▶ Your task
Write every line out verbatim and omit the pictures.
+ + + + +
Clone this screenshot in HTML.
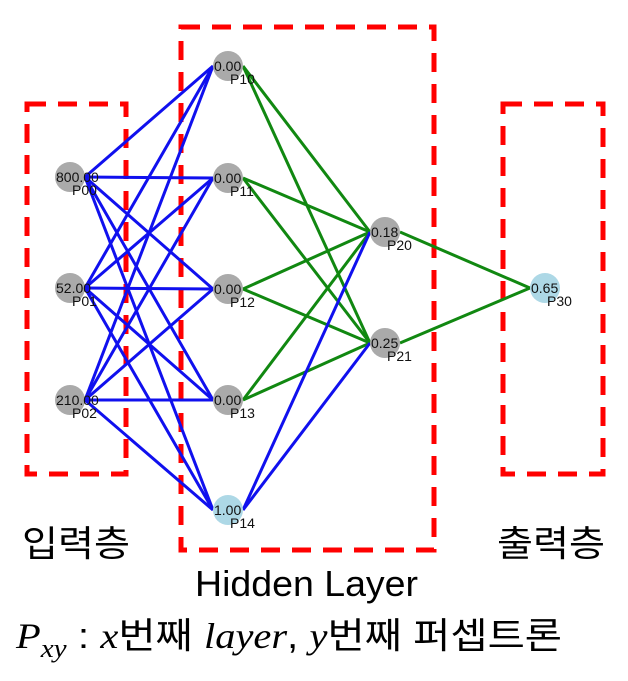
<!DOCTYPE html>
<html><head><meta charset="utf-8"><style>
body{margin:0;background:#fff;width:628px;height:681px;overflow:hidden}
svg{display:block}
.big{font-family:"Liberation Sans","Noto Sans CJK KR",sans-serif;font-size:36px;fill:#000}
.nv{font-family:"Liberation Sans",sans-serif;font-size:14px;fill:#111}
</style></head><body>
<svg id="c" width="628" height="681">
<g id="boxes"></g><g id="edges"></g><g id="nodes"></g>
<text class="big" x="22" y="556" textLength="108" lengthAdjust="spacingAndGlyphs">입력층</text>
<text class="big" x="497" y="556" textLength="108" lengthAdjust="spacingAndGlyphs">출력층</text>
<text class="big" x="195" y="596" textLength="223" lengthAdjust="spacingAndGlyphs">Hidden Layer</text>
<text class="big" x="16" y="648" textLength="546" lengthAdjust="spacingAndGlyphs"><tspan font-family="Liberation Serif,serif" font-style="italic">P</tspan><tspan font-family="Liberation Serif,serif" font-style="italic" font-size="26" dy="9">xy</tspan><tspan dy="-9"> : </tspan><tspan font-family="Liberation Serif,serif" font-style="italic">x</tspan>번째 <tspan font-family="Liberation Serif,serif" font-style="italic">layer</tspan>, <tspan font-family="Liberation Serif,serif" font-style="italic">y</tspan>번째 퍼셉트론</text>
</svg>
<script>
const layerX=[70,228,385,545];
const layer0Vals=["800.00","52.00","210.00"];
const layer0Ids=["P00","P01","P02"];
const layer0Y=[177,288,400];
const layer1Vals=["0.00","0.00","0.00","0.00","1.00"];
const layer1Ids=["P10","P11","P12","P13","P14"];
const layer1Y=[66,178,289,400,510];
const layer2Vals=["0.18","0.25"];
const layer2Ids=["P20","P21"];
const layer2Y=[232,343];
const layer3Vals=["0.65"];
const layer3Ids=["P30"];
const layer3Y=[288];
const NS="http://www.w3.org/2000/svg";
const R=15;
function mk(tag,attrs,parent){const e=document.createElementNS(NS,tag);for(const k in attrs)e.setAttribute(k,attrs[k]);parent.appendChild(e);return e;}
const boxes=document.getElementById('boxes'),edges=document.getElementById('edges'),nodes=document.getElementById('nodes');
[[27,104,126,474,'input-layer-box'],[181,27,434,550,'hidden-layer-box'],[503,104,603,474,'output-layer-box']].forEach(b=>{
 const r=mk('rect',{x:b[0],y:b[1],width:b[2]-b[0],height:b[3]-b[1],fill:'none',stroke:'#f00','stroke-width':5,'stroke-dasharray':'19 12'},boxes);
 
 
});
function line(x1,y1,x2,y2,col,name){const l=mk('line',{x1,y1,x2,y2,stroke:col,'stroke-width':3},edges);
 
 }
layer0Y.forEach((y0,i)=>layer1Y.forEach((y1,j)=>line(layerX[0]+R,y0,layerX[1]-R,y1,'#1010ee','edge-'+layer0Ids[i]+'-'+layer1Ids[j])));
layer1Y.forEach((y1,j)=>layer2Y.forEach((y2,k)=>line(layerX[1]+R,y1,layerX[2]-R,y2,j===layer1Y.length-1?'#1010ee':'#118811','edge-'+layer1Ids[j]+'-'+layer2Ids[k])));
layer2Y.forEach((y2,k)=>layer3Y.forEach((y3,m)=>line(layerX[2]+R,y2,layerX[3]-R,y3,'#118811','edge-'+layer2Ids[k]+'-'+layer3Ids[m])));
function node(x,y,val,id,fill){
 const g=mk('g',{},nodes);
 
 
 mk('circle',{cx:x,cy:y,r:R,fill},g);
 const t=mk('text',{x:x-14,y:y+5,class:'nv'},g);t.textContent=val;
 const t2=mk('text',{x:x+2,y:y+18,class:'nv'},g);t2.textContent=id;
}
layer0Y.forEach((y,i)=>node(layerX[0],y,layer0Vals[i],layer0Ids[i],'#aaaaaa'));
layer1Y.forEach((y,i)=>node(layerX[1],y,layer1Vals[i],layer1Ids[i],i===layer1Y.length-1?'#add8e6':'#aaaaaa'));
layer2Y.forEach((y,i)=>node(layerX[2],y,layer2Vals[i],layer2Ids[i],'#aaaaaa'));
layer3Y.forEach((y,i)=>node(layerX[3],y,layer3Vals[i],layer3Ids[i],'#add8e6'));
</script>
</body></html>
+ + + + +
▶ Answer to this exercise
Clone this screenshot in HTML.
<!DOCTYPE html>
<html><head><meta charset="utf-8"><style>
body{margin:0;background:#fff;width:628px;height:681px;overflow:hidden}
svg{display:block}
.big{font-family:"Liberation Sans","Noto Sans CJK KR",sans-serif;font-size:36px;fill:#000}
.nv{font-family:"Liberation Sans",sans-serif;font-size:14px;fill:#111}
</style></head><body>
<svg id="c" width="628" height="681">
<g id="boxes"></g><g id="edges"></g><g id="nodes"></g>
<text class="big" x="22" y="556" textLength="108" lengthAdjust="spacingAndGlyphs">입력층</text>
<text class="big" x="497" y="556" textLength="108" lengthAdjust="spacingAndGlyphs">출력층</text>
<text class="big" x="195" y="596" textLength="223" lengthAdjust="spacingAndGlyphs">Hidden Layer</text>
<text class="big" x="16" y="648" textLength="546" lengthAdjust="spacingAndGlyphs"><tspan font-family="Liberation Serif,serif" font-style="italic">P</tspan><tspan font-family="Liberation Serif,serif" font-style="italic" font-size="26" dy="9">xy</tspan><tspan dy="-9"> : </tspan><tspan font-family="Liberation Serif,serif" font-style="italic">x</tspan>번째 <tspan font-family="Liberation Serif,serif" font-style="italic">layer</tspan>, <tspan font-family="Liberation Serif,serif" font-style="italic">y</tspan>번째 퍼셉트론</text>
</svg>
<script>
const layerX=[70,228,385,545];
const layer0Vals=["800.00","52.00","210.00"];
const layer0Ids=["P00","P01","P02"];
const layer0Y=[177,288,400];
const layer1Vals=["0.00","0.00","0.00","0.00","1.00"];
const layer1Ids=["P10","P11","P12","P13","P14"];
const layer1Y=[66,178,289,400,510];
const layer2Vals=["0.18","0.25"];
const layer2Ids=["P20","P21"];
const layer2Y=[232,343];
const layer3Vals=["0.65"];
const layer3Ids=["P30"];
const layer3Y=[288];
const NS="http://www.w3.org/2000/svg";
const R=15;
function mk(tag,attrs,parent){const e=document.createElementNS(NS,tag);for(const k in attrs)e.setAttribute(k,attrs[k]);parent.appendChild(e);return e;}
const boxes=document.getElementById('boxes'),edges=document.getElementById('edges'),nodes=document.getElementById('nodes');
[[27,104,126,474,'input-layer-box'],[181,27,434,550,'hidden-layer-box'],[503,104,603,474,'output-layer-box']].forEach(b=>{
 const r=mk('rect',{x:b[0],y:b[1],width:b[2]-b[0],height:b[3]-b[1],fill:'none',stroke:'#f00','stroke-width':5,'stroke-dasharray':'19 12'},boxes);
 
 
});
function line(x1,y1,x2,y2,col,name){const l=mk('line',{x1,y1,x2,y2,stroke:col,'stroke-width':3},edges);
 
 }
layer0Y.forEach((y0,i)=>layer1Y.forEach((y1,j)=>line(layerX[0]+R,y0,layerX[1]-R,y1,'#1010ee','edge-'+layer0Ids[i]+'-'+layer1Ids[j])));
layer1Y.forEach((y1,j)=>layer2Y.forEach((y2,k)=>line(layerX[1]+R,y1,layerX[2]-R,y2,j===layer1Y.length-1?'#1010ee':'#118811','edge-'+layer1Ids[j]+'-'+layer2Ids[k])));
layer2Y.forEach((y2,k)=>layer3Y.forEach((y3,m)=>line(layerX[2]+R,y2,layerX[3]-R,y3,'#118811','edge-'+layer2Ids[k]+'-'+layer3Ids[m])));
function node(x,y,val,id,fill){
 const g=mk('g',{},nodes);
 
 
 mk('circle',{cx:x,cy:y,r:R,fill},g);
 const t=mk('text',{x:x-14,y:y+5,class:'nv'},g);t.textContent=val;
 const t2=mk('text',{x:x+2,y:y+18,class:'nv'},g);t2.textContent=id;
}
layer0Y.forEach((y,i)=>node(layerX[0],y,layer0Vals[i],layer0Ids[i],'#aaaaaa'));
layer1Y.forEach((y,i)=>node(layerX[1],y,layer1Vals[i],layer1Ids[i],i===layer1Y.length-1?'#add8e6':'#aaaaaa'));
layer2Y.forEach((y,i)=>node(layerX[2],y,layer2Vals[i],layer2Ids[i],'#aaaaaa'));
layer3Y.forEach((y,i)=>node(layerX[3],y,layer3Vals[i],layer3Ids[i],'#add8e6'));
</script>
</body></html>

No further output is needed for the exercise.